Обратиться в алкоголиков нам пока что не удалось, да и толстым Хью никогда не был. Не знаю, озлобились ли мы, а вот староваты стали, и, думаю, каждый из нас признает, что навряд ли мы снова будем когда-нибудь такими счастливыми, как тогда. Мы действительно можем оглянуться назад и назвать те дни совершенными. Время от времени тому или другому из нас могли выпадать и выпадали мгновения пронзительного счастья — в любви, в отцовстве, — но никогда больше не пережить нам такой поры хронического довольства.
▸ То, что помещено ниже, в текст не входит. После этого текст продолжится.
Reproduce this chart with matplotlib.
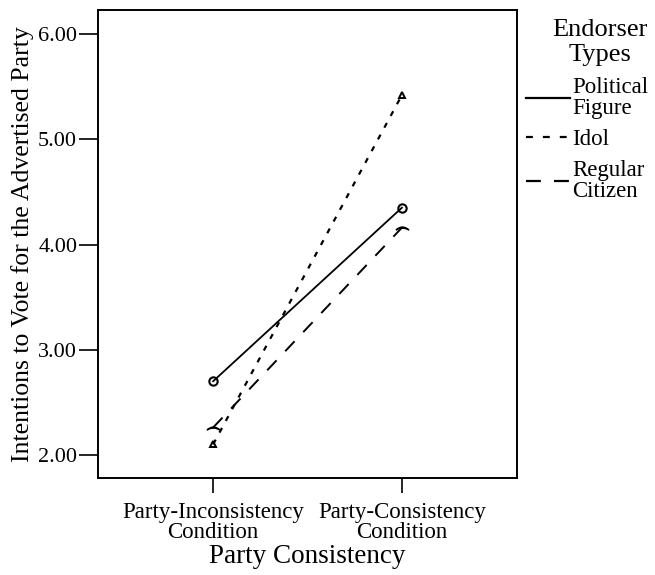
import matplotlib
matplotlib.use("Agg")
import matplotlib.pyplot as plt
from matplotlib.lines import Line2D

# condition means
conditions = ["Party-Inconsistency\nCondition", "Party-Consistency\nCondition"]
political_figure = [2.70, 4.35]
idol = [2.10, 5.42]
regular_citizen = [2.26, 4.16]
y_ticks = [2.0, 3.0, 4.0, 5.0, 6.0]

plt.rcParams["font.family"] = ["Liberation Serif", "DejaVu Serif"]

IDOL_DASH = (0, (2.4, 3.6))
CITIZEN_DASH = (0, (7, 6.5))

fig = plt.figure(figsize=(6.55, 5.75), dpi=100)
ax = fig.add_axes([98 / 655, 1 - 478 / 575, (517 - 98) / 655, (478 - 10) / 575])

x = list(range(len(conditions)))
ax.plot(x, political_figure, color="black", lw=1.3, ls="-",
        marker="o", ms=6, mfc="none", mec="black", mew=1.5)
ax.plot(x, idol, color="black", lw=1.6, ls=IDOL_DASH,
        marker="^", ms=5, mfc="none", mec="black", mew=1.4)
ax.plot(x, regular_citizen, color="black", lw=1.4, ls=CITIZEN_DASH,
        marker=r"$\frown$", ms=9, mec="black", mfc="black")

ax.set_xlim(-0.61, 1.61)
ax.set_ylim(1.78, 6.23)
ax.set_xticks(x)
ax.set_xticklabels(conditions, fontsize=16.5, linespacing=0.95)
ax.set_yticks(y_ticks)
ax.set_yticklabels([f"{v:.2f}" for v in y_ticks], fontsize=16)
ax.tick_params(axis="y", direction="out", length=14, width=1.2, color="black", pad=1)
ax.tick_params(axis="x", direction="out", length=11, width=1.2, color="black", pad=6)
for s in ax.spines.values():
    s.set_linewidth(1.4)

ax.set_xlabel("Party Consistency", fontsize=19.5, labelpad=1)
ax.set_ylabel("Intentions to Vote for the Advertised Party", fontsize=18.5, labelpad=3)

# legend keys: dash patterns tuned so the short key shows 3 / 2 dashes
handles = [
    Line2D([], [], color="black", lw=1.6, ls="-"),
    Line2D([], [], color="black", lw=1.6, ls=(0, (3.1, 4.5))),
    Line2D([], [], color="black", lw=1.6, ls=(0, (6.7, 5.9))),
]
labels = ["Political\nFigure", "Idol", "Regular\nCitizen"]
leg = fig.legend(handles, labels, title="Endorser\nTypes", frameon=False,
                 loc="upper left", bbox_to_anchor=(526 / 655, 1 - 19 / 575),
                 fontsize=16.5, title_fontsize=19, handlelength=1.9,
                 handletextpad=0.1, labelspacing=0.45, borderaxespad=0,
                 borderpad=0)
leg.get_title().set_multialignment("center")
leg._legend_box.align = "right"
for t in leg.get_texts():
    t.set_linespacing(1.0)

fig.savefig("out.png", dpi=100)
Мы ничего особенного не хотели, мы постепенно зарабатывали репутацию и деньги, и никакие знаменитости либо богачи палки в колеса нам не вставляли. Жизнь была хороша. И самое удивительное, что мы сознавали это уже тогда. Скажите школьникам, что время, которое они сейчас проживают, будет вспоминаться им как лучшее в их жизни, и они ответят — если, конечно, не ограничатся одним только злобным взглядом, — что вы порете чушь.
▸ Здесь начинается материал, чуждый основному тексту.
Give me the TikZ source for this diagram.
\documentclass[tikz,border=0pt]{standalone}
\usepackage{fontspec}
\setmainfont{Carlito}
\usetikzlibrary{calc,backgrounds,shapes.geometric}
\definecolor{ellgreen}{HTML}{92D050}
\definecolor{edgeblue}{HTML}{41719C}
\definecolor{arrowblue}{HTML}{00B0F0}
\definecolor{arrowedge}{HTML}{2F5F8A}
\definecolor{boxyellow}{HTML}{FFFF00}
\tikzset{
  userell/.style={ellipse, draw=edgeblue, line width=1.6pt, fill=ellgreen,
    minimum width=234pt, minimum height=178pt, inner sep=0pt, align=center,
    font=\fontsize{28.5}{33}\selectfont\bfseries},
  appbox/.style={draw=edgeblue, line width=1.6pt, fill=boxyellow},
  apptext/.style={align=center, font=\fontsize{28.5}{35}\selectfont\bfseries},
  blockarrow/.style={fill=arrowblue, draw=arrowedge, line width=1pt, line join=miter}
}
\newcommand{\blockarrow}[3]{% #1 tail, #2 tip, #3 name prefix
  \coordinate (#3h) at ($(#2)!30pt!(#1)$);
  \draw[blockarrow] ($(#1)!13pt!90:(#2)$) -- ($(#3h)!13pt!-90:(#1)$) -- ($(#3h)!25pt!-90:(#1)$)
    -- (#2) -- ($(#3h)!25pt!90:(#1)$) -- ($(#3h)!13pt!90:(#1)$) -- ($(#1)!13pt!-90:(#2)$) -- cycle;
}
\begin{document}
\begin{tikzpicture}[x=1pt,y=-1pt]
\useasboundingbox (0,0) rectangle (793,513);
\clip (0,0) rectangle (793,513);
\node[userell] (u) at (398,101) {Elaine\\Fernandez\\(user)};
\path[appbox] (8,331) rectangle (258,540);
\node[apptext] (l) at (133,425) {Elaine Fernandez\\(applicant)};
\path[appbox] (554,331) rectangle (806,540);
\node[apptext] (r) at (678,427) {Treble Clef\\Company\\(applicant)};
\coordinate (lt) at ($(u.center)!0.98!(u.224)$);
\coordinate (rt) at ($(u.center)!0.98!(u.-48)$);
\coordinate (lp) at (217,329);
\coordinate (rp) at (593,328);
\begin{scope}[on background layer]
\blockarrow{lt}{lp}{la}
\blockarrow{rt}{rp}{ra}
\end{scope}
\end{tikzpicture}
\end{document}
Лондон волновал меня необычайно. Компакт-диски, капуччино и круассаны были верхом утонченности, символами близившегося великого социального и политического перелома. Процесс джентрификации, уже начавший изменять самые убогие кварталы Ислингтона и Фулема, презрительно именовался «круассанофикацией» — теми, кого пугали надвигавшиеся перемены. Фолклендский конфликт превратил Маргарет Тэтчер из самого непопулярного за последние пятьдесят лет премьер-министра в самого популярного со времен Черчилля. В море политики начала подниматься волна патриотизма и уверенности в своих силах. Довольно скоро ей предстояло стать цунами престижных расходов для тех, кому повезло оседлать эту волну, и потопом долгов и лишений для жертв «суровых реальностей рынка», как предпочитали называть сопутствующие монетаризму беды Кит Джозеф и фридманьянцы. Мне и хотелось бы сказать, что я уделял в то время больше внимания политике, интересовался ею и испытывал в связи с ней гневные чувства. Дымные хмельные ночи, которые я проводил с Беном Элтоном в баре отеля «Мидленд», сделали многое для того, чтобы избавить меня от инстинктивной боязни Лейбористской партии и неприязни к ней; совершеннейшая вульгарность и непристойная мелочность Маргарет Тэтчер и многих ее министров сильно мешали мне проникнуться какой-либо приязнью к ней, не говоря уж о восхищении, однако взгляд мой устремлялся либо внутрь меня, либо на подворачивавшиеся мне возможности, и оттого мне было не до размышлений о чем-то другом. Если я стану сейчас с чрезмерным усердием распекать себя за сей изъян, столь незначительный и простительный в молодом человеке, это будет выглядеть неубедительно. После пережитого мной в отрочестве мне было трудно винить себя за то, что я с удовольствием принимал блага, которые теперь сыпались на мою голову настоящим дождем.